§ **Given data**
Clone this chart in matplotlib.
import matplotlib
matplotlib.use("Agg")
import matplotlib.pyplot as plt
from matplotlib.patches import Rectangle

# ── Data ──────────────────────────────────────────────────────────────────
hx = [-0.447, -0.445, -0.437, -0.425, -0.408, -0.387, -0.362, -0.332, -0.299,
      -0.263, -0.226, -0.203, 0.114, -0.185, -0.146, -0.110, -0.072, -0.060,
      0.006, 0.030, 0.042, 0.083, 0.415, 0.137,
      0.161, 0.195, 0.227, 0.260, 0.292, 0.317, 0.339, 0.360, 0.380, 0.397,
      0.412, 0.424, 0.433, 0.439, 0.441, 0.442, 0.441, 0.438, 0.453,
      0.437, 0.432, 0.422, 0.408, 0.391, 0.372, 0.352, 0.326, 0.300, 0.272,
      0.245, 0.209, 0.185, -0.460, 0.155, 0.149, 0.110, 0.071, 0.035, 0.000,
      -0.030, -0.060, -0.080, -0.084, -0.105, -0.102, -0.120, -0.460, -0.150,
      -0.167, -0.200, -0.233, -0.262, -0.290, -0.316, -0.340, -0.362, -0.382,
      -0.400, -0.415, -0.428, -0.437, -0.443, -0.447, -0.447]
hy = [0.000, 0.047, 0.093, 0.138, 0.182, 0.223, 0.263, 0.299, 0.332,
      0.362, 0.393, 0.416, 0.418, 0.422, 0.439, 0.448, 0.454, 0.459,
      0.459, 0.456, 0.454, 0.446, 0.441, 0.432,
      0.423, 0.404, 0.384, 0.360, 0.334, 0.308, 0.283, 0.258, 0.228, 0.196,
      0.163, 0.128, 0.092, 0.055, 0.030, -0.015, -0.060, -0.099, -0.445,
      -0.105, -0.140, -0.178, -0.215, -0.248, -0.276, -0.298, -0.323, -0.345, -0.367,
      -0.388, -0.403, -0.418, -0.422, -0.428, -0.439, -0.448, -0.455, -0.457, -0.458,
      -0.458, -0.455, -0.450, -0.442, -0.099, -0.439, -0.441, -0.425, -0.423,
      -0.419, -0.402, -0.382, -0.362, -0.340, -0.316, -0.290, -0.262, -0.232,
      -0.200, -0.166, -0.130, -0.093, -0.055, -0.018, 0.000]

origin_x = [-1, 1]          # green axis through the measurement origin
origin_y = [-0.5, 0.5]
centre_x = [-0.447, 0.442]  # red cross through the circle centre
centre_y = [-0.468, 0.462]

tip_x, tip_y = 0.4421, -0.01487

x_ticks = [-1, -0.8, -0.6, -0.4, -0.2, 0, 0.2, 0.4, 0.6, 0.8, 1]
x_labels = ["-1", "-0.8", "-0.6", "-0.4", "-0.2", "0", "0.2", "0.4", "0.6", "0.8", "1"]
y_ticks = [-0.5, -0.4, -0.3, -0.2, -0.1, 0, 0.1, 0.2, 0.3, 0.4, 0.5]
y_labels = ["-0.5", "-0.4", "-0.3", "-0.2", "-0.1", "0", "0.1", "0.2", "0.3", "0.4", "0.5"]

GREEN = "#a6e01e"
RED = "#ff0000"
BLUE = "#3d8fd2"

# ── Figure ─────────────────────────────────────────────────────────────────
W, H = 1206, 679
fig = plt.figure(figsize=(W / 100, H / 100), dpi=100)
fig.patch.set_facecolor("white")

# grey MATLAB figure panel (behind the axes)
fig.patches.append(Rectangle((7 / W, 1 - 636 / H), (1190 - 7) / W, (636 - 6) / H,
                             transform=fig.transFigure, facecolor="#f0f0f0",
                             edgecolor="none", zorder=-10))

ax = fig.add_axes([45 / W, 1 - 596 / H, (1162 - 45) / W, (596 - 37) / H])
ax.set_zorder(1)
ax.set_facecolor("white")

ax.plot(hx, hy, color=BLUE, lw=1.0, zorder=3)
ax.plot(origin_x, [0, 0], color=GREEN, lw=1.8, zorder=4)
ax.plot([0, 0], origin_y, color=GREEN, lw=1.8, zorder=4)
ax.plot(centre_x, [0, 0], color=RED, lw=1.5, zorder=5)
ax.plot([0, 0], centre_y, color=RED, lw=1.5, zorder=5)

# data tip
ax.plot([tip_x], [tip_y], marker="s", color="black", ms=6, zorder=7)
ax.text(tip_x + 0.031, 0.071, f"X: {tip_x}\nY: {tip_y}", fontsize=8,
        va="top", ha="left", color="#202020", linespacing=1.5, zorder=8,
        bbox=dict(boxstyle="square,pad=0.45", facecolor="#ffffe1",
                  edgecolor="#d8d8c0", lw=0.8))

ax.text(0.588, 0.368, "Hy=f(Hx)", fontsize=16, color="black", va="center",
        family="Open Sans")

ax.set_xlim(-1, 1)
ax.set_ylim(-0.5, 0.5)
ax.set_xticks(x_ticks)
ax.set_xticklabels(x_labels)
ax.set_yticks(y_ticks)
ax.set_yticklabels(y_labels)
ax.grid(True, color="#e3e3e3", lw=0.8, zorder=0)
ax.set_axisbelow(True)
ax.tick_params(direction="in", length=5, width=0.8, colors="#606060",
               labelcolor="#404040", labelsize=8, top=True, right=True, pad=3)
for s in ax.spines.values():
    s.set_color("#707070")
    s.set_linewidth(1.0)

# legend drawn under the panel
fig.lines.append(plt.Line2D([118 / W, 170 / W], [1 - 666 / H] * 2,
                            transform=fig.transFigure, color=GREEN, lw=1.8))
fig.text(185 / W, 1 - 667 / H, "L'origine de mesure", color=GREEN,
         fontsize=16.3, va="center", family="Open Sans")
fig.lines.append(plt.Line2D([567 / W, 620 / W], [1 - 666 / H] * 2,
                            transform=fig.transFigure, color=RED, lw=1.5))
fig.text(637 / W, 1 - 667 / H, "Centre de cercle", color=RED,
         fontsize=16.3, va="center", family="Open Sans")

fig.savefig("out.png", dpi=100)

§ **Do this**
Type out all of the material again, word for word.

§ **Exercise response**
Clone this chart in matplotlib.
import matplotlib
matplotlib.use("Agg")
import matplotlib.pyplot as plt
from matplotlib.patches import Rectangle

# ── Data ──────────────────────────────────────────────────────────────────
hx = [-0.447, -0.445, -0.437, -0.425, -0.408, -0.387, -0.362, -0.332, -0.299,
      -0.263, -0.226, -0.203, 0.114, -0.185, -0.146, -0.110, -0.072, -0.060,
      0.006, 0.030, 0.042, 0.083, 0.415, 0.137,
      0.161, 0.195, 0.227, 0.260, 0.292, 0.317, 0.339, 0.360, 0.380, 0.397,
      0.412, 0.424, 0.433, 0.439, 0.441, 0.442, 0.441, 0.438, 0.453,
      0.437, 0.432, 0.422, 0.408, 0.391, 0.372, 0.352, 0.326, 0.300, 0.272,
      0.245, 0.209, 0.185, -0.460, 0.155, 0.149, 0.110, 0.071, 0.035, 0.000,
      -0.030, -0.060, -0.080, -0.084, -0.105, -0.102, -0.120, -0.460, -0.150,
      -0.167, -0.200, -0.233, -0.262, -0.290, -0.316, -0.340, -0.362, -0.382,
      -0.400, -0.415, -0.428, -0.437, -0.443, -0.447, -0.447]
hy = [0.000, 0.047, 0.093, 0.138, 0.182, 0.223, 0.263, 0.299, 0.332,
      0.362, 0.393, 0.416, 0.418, 0.422, 0.439, 0.448, 0.454, 0.459,
      0.459, 0.456, 0.454, 0.446, 0.441, 0.432,
      0.423, 0.404, 0.384, 0.360, 0.334, 0.308, 0.283, 0.258, 0.228, 0.196,
      0.163, 0.128, 0.092, 0.055, 0.030, -0.015, -0.060, -0.099, -0.445,
      -0.105, -0.140, -0.178, -0.215, -0.248, -0.276, -0.298, -0.323, -0.345, -0.367,
      -0.388, -0.403, -0.418, -0.422, -0.428, -0.439, -0.448, -0.455, -0.457, -0.458,
      -0.458, -0.455, -0.450, -0.442, -0.099, -0.439, -0.441, -0.425, -0.423,
      -0.419, -0.402, -0.382, -0.362, -0.340, -0.316, -0.290, -0.262, -0.232,
      -0.200, -0.166, -0.130, -0.093, -0.055, -0.018, 0.000]

origin_x = [-1, 1]          # green axis through the measurement origin
origin_y = [-0.5, 0.5]
centre_x = [-0.447, 0.442]  # red cross through the circle centre
centre_y = [-0.468, 0.462]

tip_x, tip_y = 0.4421, -0.01487

x_ticks = [-1, -0.8, -0.6, -0.4, -0.2, 0, 0.2, 0.4, 0.6, 0.8, 1]
x_labels = ["-1", "-0.8", "-0.6", "-0.4", "-0.2", "0", "0.2", "0.4", "0.6", "0.8", "1"]
y_ticks = [-0.5, -0.4, -0.3, -0.2, -0.1, 0, 0.1, 0.2, 0.3, 0.4, 0.5]
y_labels = ["-0.5", "-0.4", "-0.3", "-0.2", "-0.1", "0", "0.1", "0.2", "0.3", "0.4", "0.5"]

GREEN = "#a6e01e"
RED = "#ff0000"
BLUE = "#3d8fd2"

# ── Figure ─────────────────────────────────────────────────────────────────
W, H = 1206, 679
fig = plt.figure(figsize=(W / 100, H / 100), dpi=100)
fig.patch.set_facecolor("white")

# grey MATLAB figure panel (behind the axes)
fig.patches.append(Rectangle((7 / W, 1 - 636 / H), (1190 - 7) / W, (636 - 6) / H,
                             transform=fig.transFigure, facecolor="#f0f0f0",
                             edgecolor="none", zorder=-10))

ax = fig.add_axes([45 / W, 1 - 596 / H, (1162 - 45) / W, (596 - 37) / H])
ax.set_zorder(1)
ax.set_facecolor("white")

ax.plot(hx, hy, color=BLUE, lw=1.0, zorder=3)
ax.plot(origin_x, [0, 0], color=GREEN, lw=1.8, zorder=4)
ax.plot([0, 0], origin_y, color=GREEN, lw=1.8, zorder=4)
ax.plot(centre_x, [0, 0], color=RED, lw=1.5, zorder=5)
ax.plot([0, 0], centre_y, color=RED, lw=1.5, zorder=5)

# data tip
ax.plot([tip_x], [tip_y], marker="s", color="black", ms=6, zorder=7)
ax.text(tip_x + 0.031, 0.071, f"X: {tip_x}\nY: {tip_y}", fontsize=8,
        va="top", ha="left", color="#202020", linespacing=1.5, zorder=8,
        bbox=dict(boxstyle="square,pad=0.45", facecolor="#ffffe1",
                  edgecolor="#d8d8c0", lw=0.8))

ax.text(0.588, 0.368, "Hy=f(Hx)", fontsize=16, color="black", va="center",
        family="Open Sans")

ax.set_xlim(-1, 1)
ax.set_ylim(-0.5, 0.5)
ax.set_xticks(x_ticks)
ax.set_xticklabels(x_labels)
ax.set_yticks(y_ticks)
ax.set_yticklabels(y_labels)
ax.grid(True, color="#e3e3e3", lw=0.8, zorder=0)
ax.set_axisbelow(True)
ax.tick_params(direction="in", length=5, width=0.8, colors="#606060",
               labelcolor="#404040", labelsize=8, top=True, right=True, pad=3)
for s in ax.spines.values():
    s.set_color("#707070")
    s.set_linewidth(1.0)

# legend drawn under the panel
fig.lines.append(plt.Line2D([118 / W, 170 / W], [1 - 666 / H] * 2,
                            transform=fig.transFigure, color=GREEN, lw=1.8))
fig.text(185 / W, 1 - 667 / H, "L'origine de mesure", color=GREEN,
         fontsize=16.3, va="center", family="Open Sans")
fig.lines.append(plt.Line2D([567 / W, 620 / W], [1 - 666 / H] * 2,
                            transform=fig.transFigure, color=RED, lw=1.5))
fig.text(637 / W, 1 - 667 / H, "Centre de cercle", color=RED,
         fontsize=16.3, va="center", family="Open Sans")

fig.savefig("out.png", dpi=100)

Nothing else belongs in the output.